● Do this: Transcribe the material word for word, but without the images.

+ + + + + + +

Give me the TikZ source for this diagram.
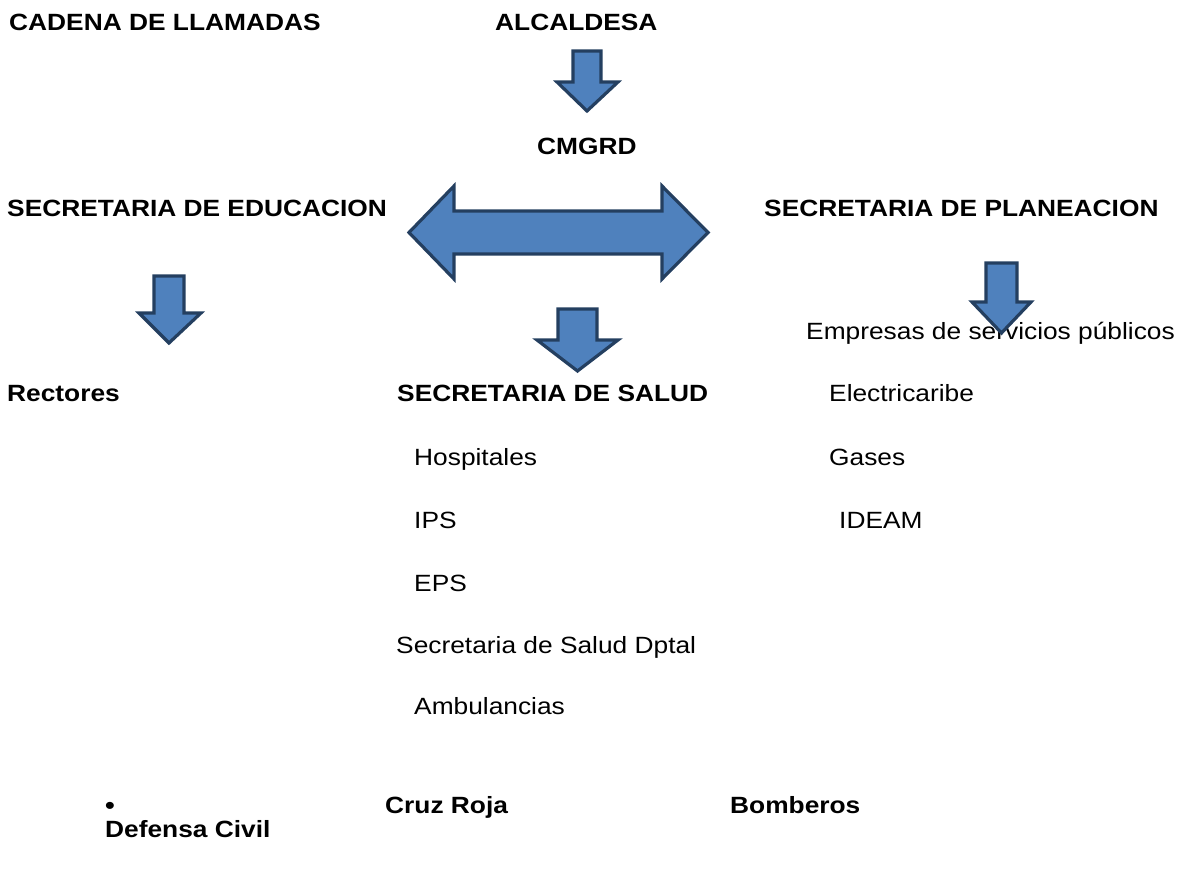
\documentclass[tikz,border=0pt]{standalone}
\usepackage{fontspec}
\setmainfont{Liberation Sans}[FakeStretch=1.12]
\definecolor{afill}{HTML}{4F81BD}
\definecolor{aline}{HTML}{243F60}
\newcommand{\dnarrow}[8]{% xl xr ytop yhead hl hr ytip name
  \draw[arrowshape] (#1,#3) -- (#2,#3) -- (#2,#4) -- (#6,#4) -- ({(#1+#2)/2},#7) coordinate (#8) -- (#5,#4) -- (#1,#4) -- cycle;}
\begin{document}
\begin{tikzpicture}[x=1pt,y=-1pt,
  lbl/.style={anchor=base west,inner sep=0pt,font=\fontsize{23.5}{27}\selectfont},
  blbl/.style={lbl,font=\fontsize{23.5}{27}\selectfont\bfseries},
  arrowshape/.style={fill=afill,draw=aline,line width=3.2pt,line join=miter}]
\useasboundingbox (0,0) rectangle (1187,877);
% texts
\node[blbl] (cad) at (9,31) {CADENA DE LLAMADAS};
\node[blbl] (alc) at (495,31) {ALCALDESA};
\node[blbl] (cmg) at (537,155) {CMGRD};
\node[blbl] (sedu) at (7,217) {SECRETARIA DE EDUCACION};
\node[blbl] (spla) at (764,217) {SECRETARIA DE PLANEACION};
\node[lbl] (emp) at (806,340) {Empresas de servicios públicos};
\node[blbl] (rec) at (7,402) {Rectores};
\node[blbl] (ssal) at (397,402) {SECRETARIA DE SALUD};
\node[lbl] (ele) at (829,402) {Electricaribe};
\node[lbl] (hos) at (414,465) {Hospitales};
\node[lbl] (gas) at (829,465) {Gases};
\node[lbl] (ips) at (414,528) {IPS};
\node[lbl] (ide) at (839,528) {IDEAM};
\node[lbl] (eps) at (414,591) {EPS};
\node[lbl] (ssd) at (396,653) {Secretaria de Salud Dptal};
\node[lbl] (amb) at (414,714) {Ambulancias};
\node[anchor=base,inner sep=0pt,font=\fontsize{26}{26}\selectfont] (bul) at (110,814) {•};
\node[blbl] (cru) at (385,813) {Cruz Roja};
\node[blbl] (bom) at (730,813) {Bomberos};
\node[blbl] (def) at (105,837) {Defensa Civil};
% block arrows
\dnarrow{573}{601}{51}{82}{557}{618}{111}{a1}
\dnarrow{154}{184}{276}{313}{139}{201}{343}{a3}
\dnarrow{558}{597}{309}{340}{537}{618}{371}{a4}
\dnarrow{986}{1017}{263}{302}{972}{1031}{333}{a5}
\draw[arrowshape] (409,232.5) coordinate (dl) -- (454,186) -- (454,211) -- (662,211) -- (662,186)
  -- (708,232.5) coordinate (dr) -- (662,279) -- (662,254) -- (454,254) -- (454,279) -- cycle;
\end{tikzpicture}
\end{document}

+ + + + + + +

● Complete response:
Give me the TikZ source for this diagram.
\documentclass[tikz,border=0pt]{standalone}
\usepackage{fontspec}
\setmainfont{Liberation Sans}[FakeStretch=1.12]
\definecolor{afill}{HTML}{4F81BD}
\definecolor{aline}{HTML}{243F60}
\newcommand{\dnarrow}[8]{% xl xr ytop yhead hl hr ytip name
  \draw[arrowshape] (#1,#3) -- (#2,#3) -- (#2,#4) -- (#6,#4) -- ({(#1+#2)/2},#7) coordinate (#8) -- (#5,#4) -- (#1,#4) -- cycle;}
\begin{document}
\begin{tikzpicture}[x=1pt,y=-1pt,
  lbl/.style={anchor=base west,inner sep=0pt,font=\fontsize{23.5}{27}\selectfont},
  blbl/.style={lbl,font=\fontsize{23.5}{27}\selectfont\bfseries},
  arrowshape/.style={fill=afill,draw=aline,line width=3.2pt,line join=miter}]
\useasboundingbox (0,0) rectangle (1187,877);
% texts
\node[blbl] (cad) at (9,31) {CADENA DE LLAMADAS};
\node[blbl] (alc) at (495,31) {ALCALDESA};
\node[blbl] (cmg) at (537,155) {CMGRD};
\node[blbl] (sedu) at (7,217) {SECRETARIA DE EDUCACION};
\node[blbl] (spla) at (764,217) {SECRETARIA DE PLANEACION};
\node[lbl] (emp) at (806,340) {Empresas de servicios públicos};
\node[blbl] (rec) at (7,402) {Rectores};
\node[blbl] (ssal) at (397,402) {SECRETARIA DE SALUD};
\node[lbl] (ele) at (829,402) {Electricaribe};
\node[lbl] (hos) at (414,465) {Hospitales};
\node[lbl] (gas) at (829,465) {Gases};
\node[lbl] (ips) at (414,528) {IPS};
\node[lbl] (ide) at (839,528) {IDEAM};
\node[lbl] (eps) at (414,591) {EPS};
\node[lbl] (ssd) at (396,653) {Secretaria de Salud Dptal};
\node[lbl] (amb) at (414,714) {Ambulancias};
\node[anchor=base,inner sep=0pt,font=\fontsize{26}{26}\selectfont] (bul) at (110,814) {•};
\node[blbl] (cru) at (385,813) {Cruz Roja};
\node[blbl] (bom) at (730,813) {Bomberos};
\node[blbl] (def) at (105,837) {Defensa Civil};
% block arrows
\dnarrow{573}{601}{51}{82}{557}{618}{111}{a1}
\dnarrow{154}{184}{276}{313}{139}{201}{343}{a3}
\dnarrow{558}{597}{309}{340}{537}{618}{371}{a4}
\dnarrow{986}{1017}{263}{302}{972}{1031}{333}{a5}
\draw[arrowshape] (409,232.5) coordinate (dl) -- (454,186) -- (454,211) -- (662,211) -- (662,186)
  -- (708,232.5) coordinate (dr) -- (662,279) -- (662,254) -- (454,254) -- (454,279) -- cycle;
\end{tikzpicture}
\end{document}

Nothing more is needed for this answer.